YOUR GOAL
Check each line below for the word "Rebuild" and give the number of lines that have it, nothing more.

[Start DATA FOR THE TASK]

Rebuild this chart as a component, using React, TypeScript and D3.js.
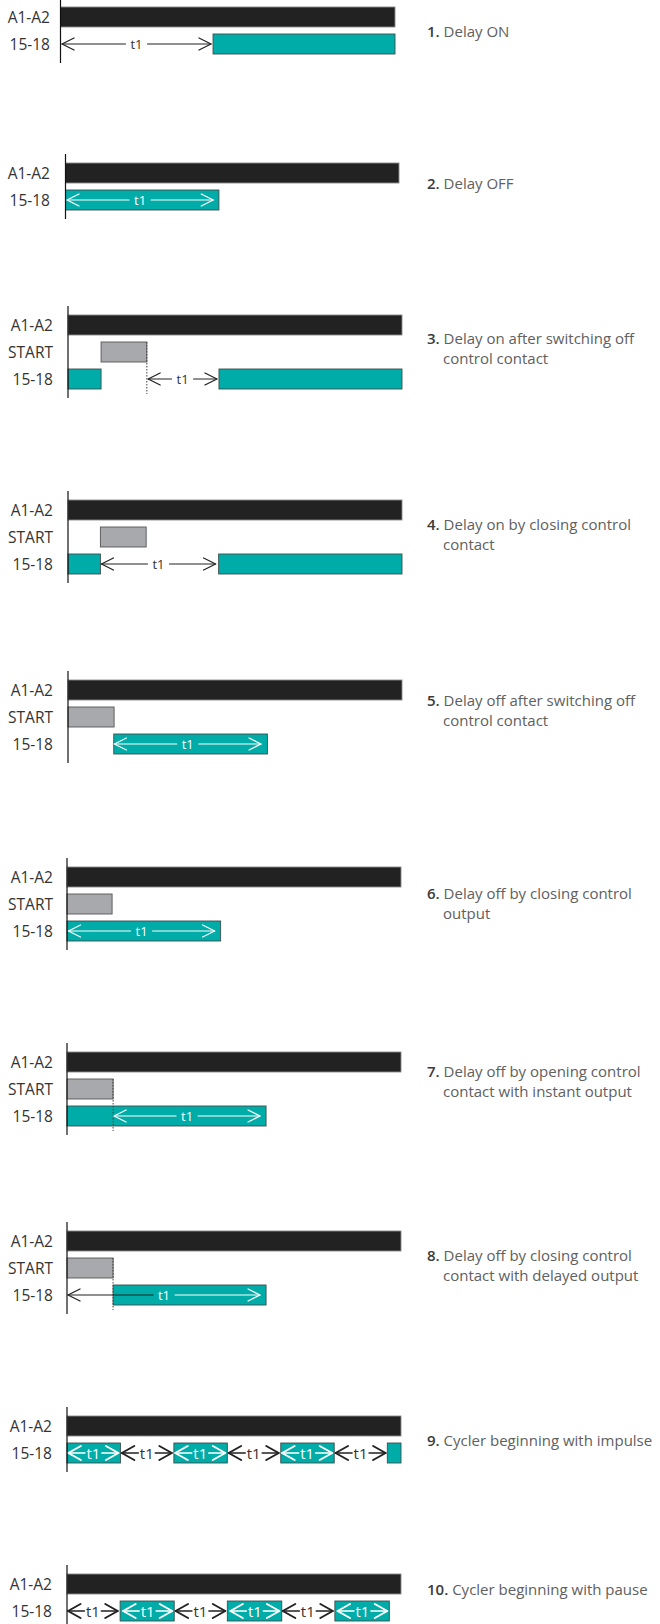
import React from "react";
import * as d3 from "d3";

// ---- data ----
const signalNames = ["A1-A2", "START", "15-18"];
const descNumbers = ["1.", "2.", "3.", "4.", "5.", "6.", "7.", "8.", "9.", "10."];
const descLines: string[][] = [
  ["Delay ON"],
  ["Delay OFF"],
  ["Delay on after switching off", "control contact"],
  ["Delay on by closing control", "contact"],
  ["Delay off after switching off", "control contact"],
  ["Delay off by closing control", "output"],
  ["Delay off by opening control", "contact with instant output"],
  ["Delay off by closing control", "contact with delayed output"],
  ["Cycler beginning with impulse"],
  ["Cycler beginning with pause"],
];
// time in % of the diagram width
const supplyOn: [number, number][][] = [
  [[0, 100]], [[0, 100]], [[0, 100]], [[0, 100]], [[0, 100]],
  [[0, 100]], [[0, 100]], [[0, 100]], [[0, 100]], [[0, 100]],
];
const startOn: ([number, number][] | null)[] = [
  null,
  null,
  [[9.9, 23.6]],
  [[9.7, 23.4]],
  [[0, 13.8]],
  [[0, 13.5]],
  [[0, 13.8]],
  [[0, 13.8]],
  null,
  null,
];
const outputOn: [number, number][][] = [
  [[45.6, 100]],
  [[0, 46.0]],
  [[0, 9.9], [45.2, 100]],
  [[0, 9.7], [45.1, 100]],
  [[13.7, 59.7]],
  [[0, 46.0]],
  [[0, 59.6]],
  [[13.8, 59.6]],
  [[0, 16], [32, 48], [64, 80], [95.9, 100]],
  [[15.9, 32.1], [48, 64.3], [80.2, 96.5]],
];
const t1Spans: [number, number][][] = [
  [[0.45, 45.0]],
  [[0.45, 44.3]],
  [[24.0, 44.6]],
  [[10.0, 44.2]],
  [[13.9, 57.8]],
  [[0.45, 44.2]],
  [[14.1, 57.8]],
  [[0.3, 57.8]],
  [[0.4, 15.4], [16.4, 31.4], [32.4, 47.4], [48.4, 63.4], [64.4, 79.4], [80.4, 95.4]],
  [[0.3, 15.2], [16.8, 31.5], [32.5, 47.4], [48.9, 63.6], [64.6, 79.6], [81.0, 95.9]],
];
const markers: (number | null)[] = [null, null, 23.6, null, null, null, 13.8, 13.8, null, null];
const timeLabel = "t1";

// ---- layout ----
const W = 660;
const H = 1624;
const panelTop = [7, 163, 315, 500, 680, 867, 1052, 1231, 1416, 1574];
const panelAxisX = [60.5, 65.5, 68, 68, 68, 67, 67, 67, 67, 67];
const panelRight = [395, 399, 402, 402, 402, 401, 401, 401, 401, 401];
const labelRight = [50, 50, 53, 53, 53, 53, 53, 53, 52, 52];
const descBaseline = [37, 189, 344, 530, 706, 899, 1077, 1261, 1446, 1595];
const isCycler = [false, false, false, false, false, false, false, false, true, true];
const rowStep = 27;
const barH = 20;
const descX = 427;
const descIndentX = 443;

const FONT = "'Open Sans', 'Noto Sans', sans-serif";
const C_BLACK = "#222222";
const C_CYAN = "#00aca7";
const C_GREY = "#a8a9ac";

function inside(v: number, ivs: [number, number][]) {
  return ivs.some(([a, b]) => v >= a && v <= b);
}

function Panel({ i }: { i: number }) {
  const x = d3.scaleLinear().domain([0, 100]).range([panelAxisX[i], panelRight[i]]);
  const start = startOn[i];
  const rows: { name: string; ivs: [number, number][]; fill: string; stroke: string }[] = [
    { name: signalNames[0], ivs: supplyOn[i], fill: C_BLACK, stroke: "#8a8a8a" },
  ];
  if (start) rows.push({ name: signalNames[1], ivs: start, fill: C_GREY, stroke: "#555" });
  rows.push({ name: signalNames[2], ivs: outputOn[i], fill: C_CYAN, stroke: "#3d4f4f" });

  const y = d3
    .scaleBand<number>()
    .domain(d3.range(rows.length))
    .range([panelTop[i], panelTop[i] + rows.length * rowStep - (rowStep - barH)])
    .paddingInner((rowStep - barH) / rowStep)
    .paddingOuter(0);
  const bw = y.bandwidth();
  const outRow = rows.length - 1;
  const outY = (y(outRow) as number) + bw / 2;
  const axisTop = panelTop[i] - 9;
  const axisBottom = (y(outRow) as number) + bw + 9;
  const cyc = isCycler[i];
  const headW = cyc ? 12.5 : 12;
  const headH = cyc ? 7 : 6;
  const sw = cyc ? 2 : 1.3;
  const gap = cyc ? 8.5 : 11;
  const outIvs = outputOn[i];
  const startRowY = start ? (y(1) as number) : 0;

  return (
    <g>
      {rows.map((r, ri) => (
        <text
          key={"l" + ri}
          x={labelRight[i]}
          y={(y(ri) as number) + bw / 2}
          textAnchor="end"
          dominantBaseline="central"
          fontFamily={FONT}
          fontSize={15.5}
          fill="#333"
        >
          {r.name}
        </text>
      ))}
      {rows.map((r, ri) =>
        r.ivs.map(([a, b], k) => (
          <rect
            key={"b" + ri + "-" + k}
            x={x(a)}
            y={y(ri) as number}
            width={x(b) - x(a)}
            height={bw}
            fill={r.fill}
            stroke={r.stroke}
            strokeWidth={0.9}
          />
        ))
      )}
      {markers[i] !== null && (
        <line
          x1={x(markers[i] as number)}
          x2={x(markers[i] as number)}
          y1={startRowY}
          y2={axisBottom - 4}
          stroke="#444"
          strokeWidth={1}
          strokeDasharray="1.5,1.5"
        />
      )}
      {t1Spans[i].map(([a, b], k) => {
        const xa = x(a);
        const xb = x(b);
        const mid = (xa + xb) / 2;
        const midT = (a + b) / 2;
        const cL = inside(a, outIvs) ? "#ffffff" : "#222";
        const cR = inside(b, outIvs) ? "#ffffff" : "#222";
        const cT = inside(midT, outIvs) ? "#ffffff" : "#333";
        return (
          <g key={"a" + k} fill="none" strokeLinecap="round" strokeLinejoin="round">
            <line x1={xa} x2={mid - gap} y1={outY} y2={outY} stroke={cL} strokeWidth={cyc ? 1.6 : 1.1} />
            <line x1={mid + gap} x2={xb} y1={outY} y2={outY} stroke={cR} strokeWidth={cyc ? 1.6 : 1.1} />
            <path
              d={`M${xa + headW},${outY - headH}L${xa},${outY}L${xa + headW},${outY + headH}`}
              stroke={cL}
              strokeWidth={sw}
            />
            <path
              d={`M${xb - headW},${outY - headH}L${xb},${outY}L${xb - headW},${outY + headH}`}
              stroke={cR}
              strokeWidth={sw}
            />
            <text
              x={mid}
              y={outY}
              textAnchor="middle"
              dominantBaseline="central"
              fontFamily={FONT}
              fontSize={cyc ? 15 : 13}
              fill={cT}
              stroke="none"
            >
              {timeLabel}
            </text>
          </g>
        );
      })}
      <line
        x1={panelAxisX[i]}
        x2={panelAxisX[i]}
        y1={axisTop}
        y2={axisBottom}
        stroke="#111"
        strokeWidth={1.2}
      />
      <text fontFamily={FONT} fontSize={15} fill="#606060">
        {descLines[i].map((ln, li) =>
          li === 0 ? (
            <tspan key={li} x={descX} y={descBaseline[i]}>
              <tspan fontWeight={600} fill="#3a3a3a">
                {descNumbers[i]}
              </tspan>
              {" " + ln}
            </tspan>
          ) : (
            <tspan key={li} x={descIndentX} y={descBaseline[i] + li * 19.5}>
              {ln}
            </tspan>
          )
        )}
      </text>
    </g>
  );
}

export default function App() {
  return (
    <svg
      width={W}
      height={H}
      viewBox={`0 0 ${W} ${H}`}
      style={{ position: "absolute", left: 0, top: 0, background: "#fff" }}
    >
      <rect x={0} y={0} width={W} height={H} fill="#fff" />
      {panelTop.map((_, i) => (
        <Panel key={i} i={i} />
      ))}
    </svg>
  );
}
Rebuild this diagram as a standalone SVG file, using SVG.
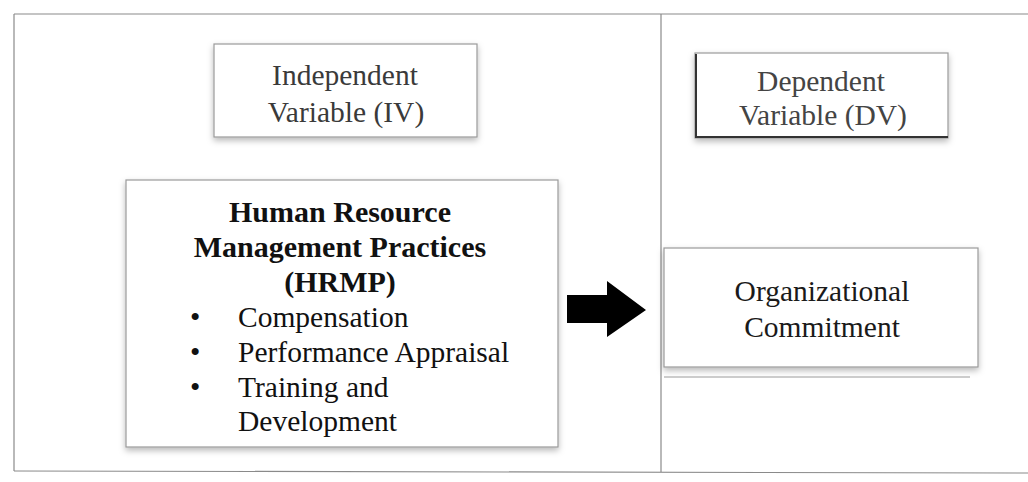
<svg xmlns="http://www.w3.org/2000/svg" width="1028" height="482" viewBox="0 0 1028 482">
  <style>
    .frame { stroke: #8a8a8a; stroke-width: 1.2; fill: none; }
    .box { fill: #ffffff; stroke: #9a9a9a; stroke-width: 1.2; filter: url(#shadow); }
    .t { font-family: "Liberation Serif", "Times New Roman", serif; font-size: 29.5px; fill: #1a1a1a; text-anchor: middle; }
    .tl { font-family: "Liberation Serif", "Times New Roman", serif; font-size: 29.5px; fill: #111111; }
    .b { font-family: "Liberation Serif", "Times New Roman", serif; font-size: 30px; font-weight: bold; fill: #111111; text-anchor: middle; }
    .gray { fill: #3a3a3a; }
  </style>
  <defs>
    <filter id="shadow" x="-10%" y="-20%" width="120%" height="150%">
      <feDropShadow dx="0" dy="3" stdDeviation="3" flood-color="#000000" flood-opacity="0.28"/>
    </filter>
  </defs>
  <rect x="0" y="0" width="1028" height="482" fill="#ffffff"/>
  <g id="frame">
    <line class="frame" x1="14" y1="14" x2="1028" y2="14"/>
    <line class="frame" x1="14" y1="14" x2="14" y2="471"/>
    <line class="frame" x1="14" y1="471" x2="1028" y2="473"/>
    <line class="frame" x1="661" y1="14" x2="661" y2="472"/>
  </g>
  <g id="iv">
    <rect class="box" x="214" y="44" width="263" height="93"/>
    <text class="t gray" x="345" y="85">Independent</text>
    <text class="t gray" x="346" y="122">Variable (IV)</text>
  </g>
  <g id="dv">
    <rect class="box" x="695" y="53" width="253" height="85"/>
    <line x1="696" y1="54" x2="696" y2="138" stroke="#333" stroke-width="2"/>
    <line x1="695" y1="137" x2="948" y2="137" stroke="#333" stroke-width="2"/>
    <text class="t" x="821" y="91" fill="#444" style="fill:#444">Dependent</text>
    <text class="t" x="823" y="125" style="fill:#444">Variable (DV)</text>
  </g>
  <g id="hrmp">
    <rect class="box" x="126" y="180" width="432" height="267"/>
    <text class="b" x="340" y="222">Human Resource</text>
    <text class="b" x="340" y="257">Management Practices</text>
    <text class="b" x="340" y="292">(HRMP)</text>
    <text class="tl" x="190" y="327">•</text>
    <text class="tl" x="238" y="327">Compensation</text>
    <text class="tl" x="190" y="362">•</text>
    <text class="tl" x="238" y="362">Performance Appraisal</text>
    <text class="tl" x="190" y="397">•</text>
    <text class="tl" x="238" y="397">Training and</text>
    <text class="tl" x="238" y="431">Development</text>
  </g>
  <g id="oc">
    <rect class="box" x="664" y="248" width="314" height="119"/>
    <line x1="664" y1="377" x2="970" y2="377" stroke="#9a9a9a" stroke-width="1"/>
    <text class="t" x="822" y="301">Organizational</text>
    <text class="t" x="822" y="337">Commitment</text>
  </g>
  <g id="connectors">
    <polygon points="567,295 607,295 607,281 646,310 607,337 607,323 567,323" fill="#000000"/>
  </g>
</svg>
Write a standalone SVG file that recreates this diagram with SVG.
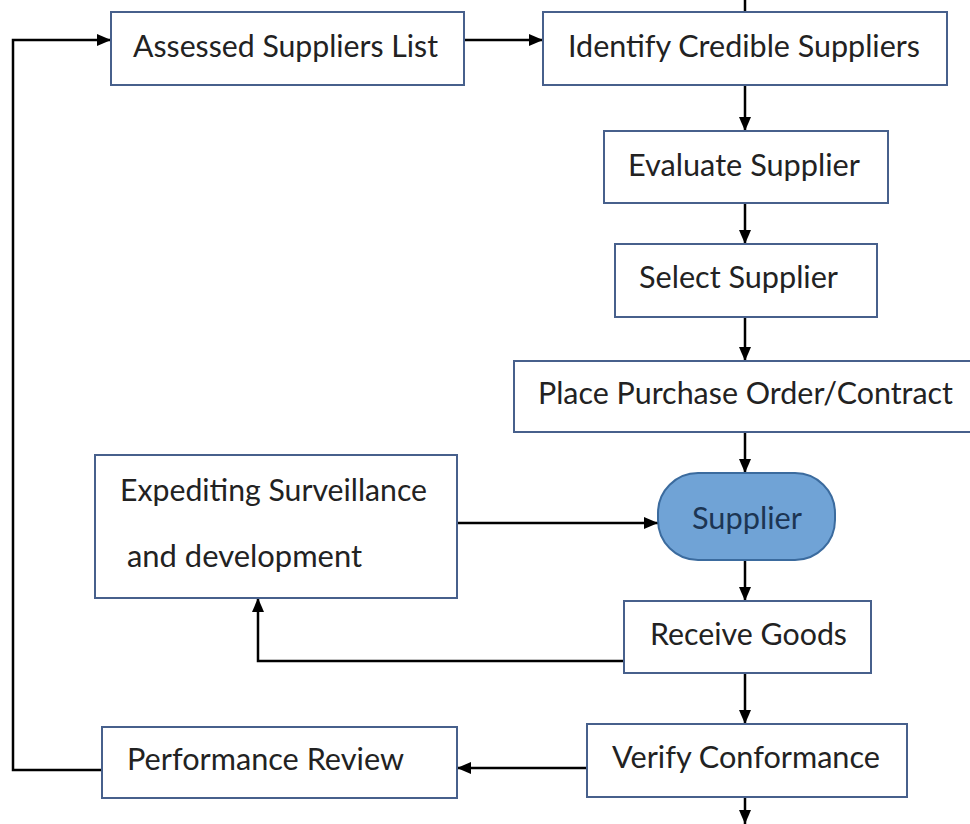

[End DATA FOR THE TASK]

RESULT OF THIS TASK
2